Harvard Law’s Criminal Justice Policy Program’s new report, “Racial Disparities in the Massachusetts Criminal System,” found found that Blacks and Latinos, when sentenced to incarceration, receive longer sentences than their White counterparts. The report also found that in addition to receiving longer sentences Blacks were imprisoned at a rate 7.9 times that of White people and Latinos at 4.9 times that of White people.
The report, released in early September of this year, was commissioned in 2016 by the late Massachusetts Supreme Judicial Court Chief Justice Ralph Gants who died at age 65 just days after it was released following surgery from a heart attack.
Judge Gants wondered why so many Blacks and Latinos were in the criminal justice system. In his October 2016 State of the Judiciary address, he said, “We need to explore the reasons behind the great disparity in the rates of imprisonment among Whites, African Americans, and Hispanics in this Commonwealth. According to data collected by the Sentencing Commission, as a nation, in 2014, the rate of imprisonment for African Americans was 5.8 times greater than for Whites; in Massachusetts, it was nearly 8 times greater.”
He tasked Harvard Law School with finding out why. Their results are in this study released September 9. According to the report, Blacks and Latinos are less likely “to have their cases resolved through less severe dispositions such as pretrial probation or continuances without finding” than White people, and when they are sentenced to incarceration, those sentences are longer— an average of 168 days longer for Blacks and 148 days longer for Latinos.
“To put that time in perspective, that is nearly the length of the shutdown caused by the coronavirus,” Anthony Benedetti, chief counsel for the Committee for Public Counsel Services (CPCS), said in a statement. “Those are days away from families, friends, jobs and opportunities. These are days spent in prisons with virtually no rehabilitative services.”
Mr. Benedetti said the Harvard report “shows more of what we have known for years that Black and Latinx men and women unfairly experience significantly worse outcomes than do their white peers. They are pushed into the criminal legal system earlier, are sucked in deeper, and they are held within its clutches longer.”
Hakeem Muhammad is a recent law school graduate. He’s accepted a position as a Roxbury, Massachusetts public defender. “This study confirms what Black Americans know and have experienced: the criminal legal system treats us unjustly. This is not news to Black people. Many of us have seen our family hounded through the system and treated cruelly,” he told The Final Call.
“It is great to have a study that confirms the reality of institutional racism in America, but we must focus on what are we going to do about it? What steps are prosecutors, judges, and policy makers going to take to eradicate the racism that Black Americans experience?” asked Mr. Muhammad.

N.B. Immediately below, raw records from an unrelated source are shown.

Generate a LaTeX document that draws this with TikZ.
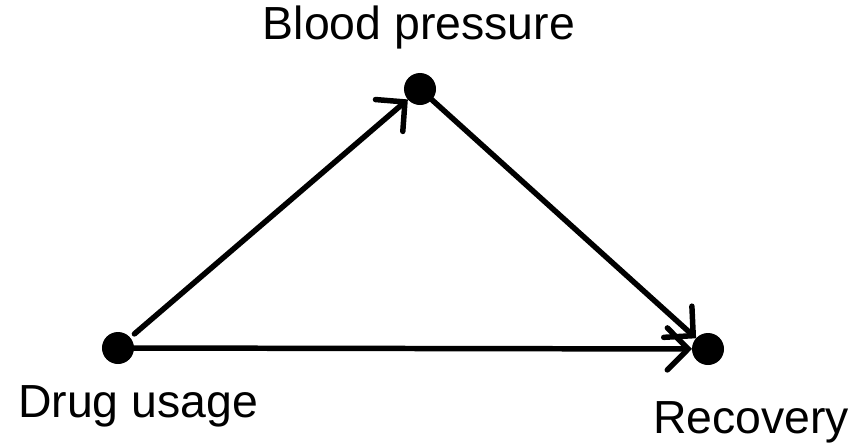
\documentclass[tikz,border=0pt]{standalone}
\usepackage{fontspec}
\setmainfont{Liberation Sans}
\usetikzlibrary{arrows.meta}

\begin{document}
\begin{tikzpicture}[
      x=0.025cm,
      y=-0.025cm,
      font=\fontsize{33}{40}\selectfont,
      dot/.style={circle, fill=black, minimum size=0.8cm, inner sep=0pt, outer sep=0pt},
      caption/.style={anchor=base, inner sep=0pt},
      link/.style={-{Straight Barb[length=0.52cm, width=1.05cm, line cap=round]}, line width=3.9pt, line cap=round}
  ]
    \useasboundingbox (0,0) rectangle (857,442);
    \node[dot] (drug) at (118,348) {};
    \node[dot] (bp) at (420,89) {};
    \node[dot] (rec) at (708,349) {};
    \node[caption] (druglabel) at (138,417) {Drug usage};
    \node[caption] (bplabel) at (419,39) {Blood pressure};
    \node[caption] (reclabel) at (751,433) {Recovery};
    \draw[link, shorten <=4pt] (drug) -- (bp);
    \draw[link] (bp) -- (rec);
    \draw[link] (drug) -- (rec);
  \end{tikzpicture}
\end{document}
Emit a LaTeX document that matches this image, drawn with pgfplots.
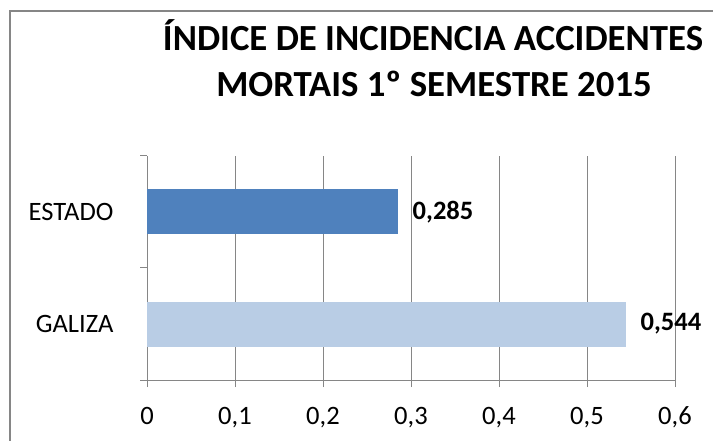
\documentclass[border=0pt]{standalone}
\usepackage{pgfplots}
\pgfplotsset{compat=1.18}
\usepackage{fontspec}
\setmainfont{Carlito}
\definecolor{estado}{HTML}{4F81BD}
\definecolor{galiza}{HTML}{B9CDE5}
\definecolor{axisgray}{HTML}{868686}
\begin{document}
\begin{tikzpicture}
\useasboundingbox (0pt,0pt) rectangle (534.75pt,-330.75pt);
\draw[axisgray, line width=0.9pt] (7.5pt,-345pt) -- (7.5pt,-8.25pt) -- (550pt,-8.25pt);
\node[font=\fontsize{27.6}{32}\selectfont\bfseries, inner sep=0pt, anchor=base] at (324.75pt,-38.25pt) {ÍNDICE DE INCIDENCIA ACCIDENTES};
\node[font=\fontsize{27.6}{32}\selectfont\bfseries, inner sep=0pt, anchor=base] at (325.5pt,-72.75pt) {MORTAIS 1º SEMESTRE 2015};
\begin{axis}[
  at={(110.25pt,-285pt)}, anchor=south west,
  scale only axis, width=396pt, height=168pt,
  xbar, bar width=33.75pt, bar shift=0pt,
  xmin=0, xmax=0.6, ymin=-0.5, ymax=1.5,
  axis lines*=left,
  axis line style={axisgray, line width=0.75pt},
  xtick={0,0.1,0.2,0.3,0.4,0.5,0.6},
  ytick={-0.5,0.5,1.5}, yticklabels={},
  extra y ticks={0,1}, extra y tick labels={GALIZA,ESTADO},
  extra y tick style={major tick length=0pt},
  xmajorgrids, major grid style={axisgray, line width=0.75pt},
  tick align=outside, major tick length=5.25pt,
  tick style={axisgray, line width=0.75pt},
  xticklabel style={font=\fontsize{19.9}{22}\selectfont, yshift=-11.5pt, /pgf/number format/.cd, use comma, fixed, precision=1, assume math mode=true},
  yticklabel style={font=\fontsize{19.9}{22}\selectfont, anchor=east, inner sep=0pt, xshift=-25pt},
  point meta=x,
  nodes near coords={\pgfmathprintnumber[fixed, fixed zerofill, precision=3, use comma, assume math mode=true]{\pgfplotspointmeta}},
  every node near coord/.append style={font=\fontsize{19.9}{22}\selectfont\bfseries, anchor=west, inner sep=0pt, xshift=11pt, text=black},
]
\addplot[draw=none, fill=galiza] coordinates {(0.544,0)};
\addplot[draw=none, fill=estado] coordinates {(0.285,1)};
\end{axis}
\end{tikzpicture}
\end{document}
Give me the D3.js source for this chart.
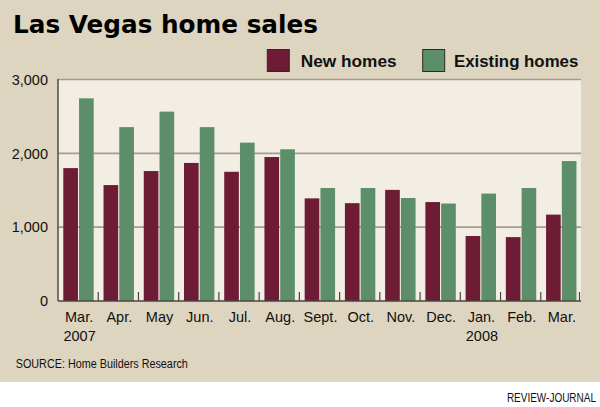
<!DOCTYPE html>
<html><head><meta charset="utf-8">
<script src="https://cdn.jsdelivr.net/npm/d3@7"></script>
<style>html,body{margin:0;padding:0;background:#fff;}svg{display:block;}</style>
</head><body>
<script>
const months = ["Mar.","Apr.","May","Jun.","Jul.","Aug.","Sept.","Oct.","Nov.","Dec.","Jan.","Feb.","Mar."];
const years = ["2007","","","","","","","","","","2008","",""];
const newHomes = [1800,1570,1760,1870,1750,1950,1390,1325,1505,1340,880,865,1170];
const existingHomes = [2745,2355,2565,2355,2145,2055,1530,1530,1395,1320,1455,1530,1895];
const yTicks = [0,1000,2000,3000];
const yTickLabels = ["0","1,000","2,000","3,000"];
const seriesNames = ["New homes","Existing homes"];
const colors = ["#6e1b36","#5c8e6a"];

const W=600,H=407;
const svg=d3.select("body").append("svg").attr("width",W).attr("height",H);
svg.append("rect").attr("width",W).attr("height",H).attr("fill","#ffffff");
svg.append("rect").attr("width",W).attr("height",382).attr("fill","#ddd5bf");

const L=58,R=581,T=79.5,B=301;
svg.append("rect").attr("x",L).attr("y",T).attr("width",R-L).attr("height",B-T).attr("fill","#f2eee3");

const idx=d3.range(months.length);
const x0=d3.scaleBand().domain(idx).range([L,R]).padding(0);
const x1=d3.scaleBand().domain([0,1]).range([5.3,35.7]).paddingInner(0.07);
const y=d3.scaleLinear().domain([0,3000]).range([B,T]);

// gridlines
svg.append("g").selectAll("line").data(yTicks.filter(v=>v>0)).join("line")
  .attr("x1",L).attr("x2",R).attr("y1",d=>y(d)).attr("y2",d=>y(d))
  .attr("stroke","#a39d8f").attr("stroke-width",1.6);

// bars
const g=svg.append("g").selectAll("g").data(idx).join("g")
  .attr("transform",i=>`translate(${x0(i)},0)`);
g.selectAll("rect").data(i=>[newHomes[i],existingHomes[i]].map((v,s)=>({v,s}))).join("rect")
  .attr("x",d=>x1(d.s)).attr("width",x1.bandwidth())
  .attr("y",d=>y(d.v)).attr("height",d=>B-y(d.v))
  .attr("fill",d=>colors[d.s]);

// ticks between groups
svg.append("g").selectAll("line").data(idx.map(i=>i+1)).join("line")
  .attr("x1",i=>i<months.length?x0(i):R-1.5).attr("x2",i=>i<months.length?x0(i):R-1.5)
  .attr("y1",292).attr("y2",B).attr("stroke","#4a4540").attr("stroke-width",1.2);

// axes lines
svg.append("line").attr("x1",L).attr("x2",R).attr("y1",B).attr("y2",B).attr("stroke","#4a4540").attr("stroke-width",1.6);
svg.append("line").attr("x1",L).attr("x2",L).attr("y1",T-0.5).attr("y2",B).attr("stroke","#5a554e").attr("stroke-width",1.6);

const font="'Liberation Sans', Arial, sans-serif";
// y labels
svg.append("g").selectAll("text").data(yTicks).join("text")
  .attr("x",48).attr("y",d=>y(d)+5.2).attr("text-anchor","end")
  .attr("font-family",font).attr("font-size",14.5).attr("fill","#111")
  .text((d,i)=>yTickLabels[i]);

// x labels
svg.append("g").selectAll("text").data(idx).join("text")
  .attr("x",i=>x0(i)+x0.bandwidth()/2+1).attr("y",322.3).attr("text-anchor","middle")
  .attr("font-family",font).attr("font-size",14.5).attr("fill","#111")
  .text(i=>months[i]);
svg.append("g").selectAll("text").data(idx.filter(i=>years[i])).join("text")
  .attr("x",i=>x0(i)+x0.bandwidth()/2+1.5).attr("y",341).attr("text-anchor","middle")
  .attr("font-family",font).attr("font-size",14.5).attr("fill","#111")
  .text(i=>years[i]);

// title
svg.append("text").attr("x",13).attr("y",33.3)
  .attr("font-family","'DejaVu Sans', sans-serif").attr("font-weight","bold").attr("font-size",24.6)
  .attr("textLength",305).attr("lengthAdjust","spacingAndGlyphs").attr("fill","#000")
  .text("Las Vegas home sales");

// legend
const legX=[267.3,422.7], legTX=[300.7,454], legTW=[96,124.3];
seriesNames.forEach((n,s)=>{
  svg.append("rect").attr("x",legX[s]).attr("y",49.5).attr("width",22).attr("height",22)
    .attr("fill",colors[s]).attr("stroke","#2e2a26").attr("stroke-width",1);
  svg.append("text").attr("x",legTX[s]).attr("y",67.3)
    .attr("font-family",font).attr("font-weight","bold").attr("font-size",17)
    .attr("textLength",legTW[s]).attr("lengthAdjust","spacingAndGlyphs").attr("fill","#111").text(n);
});

// source
svg.append("text").attr("transform","translate(15.7,368.3) scale(0.8,1)")
  .attr("font-family",font).attr("font-size",13.5).attr("fill","#111")
  .text("SOURCE: Home Builders Research");
svg.append("text").attr("transform","translate(596,402) scale(0.8,1)")
  .attr("text-anchor","end")
  .attr("font-family",font).attr("font-size",12.5).attr("fill","#111")
  .text("REVIEW-JOURNAL");
</script>
</body></html>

That’s the question Mr. Benedetti also asked. “What are we going to do to make sure the criminal legal system is, in fact, just?” There is no one villain to be blamed for this situation,” he stated. “All of us working in connection with this system share responsibility for making it fair, equitable and effective. CPCS is committed to doing our part, to provide ever better and more holistic representation and to work with the community and the other institutional stakeholders to assure true access to justice for all,” added Mr. Benedetti.
“When public defenders talk about the criminal justice system, we don’t use the word ‘justice.’ We call it the criminal legal system because far too often, the outcomes are so disparate, that justice doesn’t seem like the right word to describe the process.”
The report found:
• Blacks and Latinos charged with drug offenses and weapons offenses are more likely to be incarcerated and receive longer incarceration sentences than White people charged with similar offenses. This difference persists after controlling for charge severity and additional factors.
• Blacks and Latinos charged with offenses carrying mandatory minimum sentences are substantially more likely to be incarcerated and receive longer sentences than White people facing charges carrying mandatory minimum incarceration sentences.
Mr. Muhammad said he became a public defender “because I believe America’s criminal legal system is the greatest purveyor of White supremacy, the greatest purveyor of the disenfranchisement and oppression of young Black men.”
He said the Harvard study simply reinforces what he already knew and reinforces other various studies that corroborate the fundamental fact that the criminal justice system is fundamentally anti-Black. “It makes me more vigilant and more passionate about defending the constitutional rights of Black people,” said Mr. Muhammad.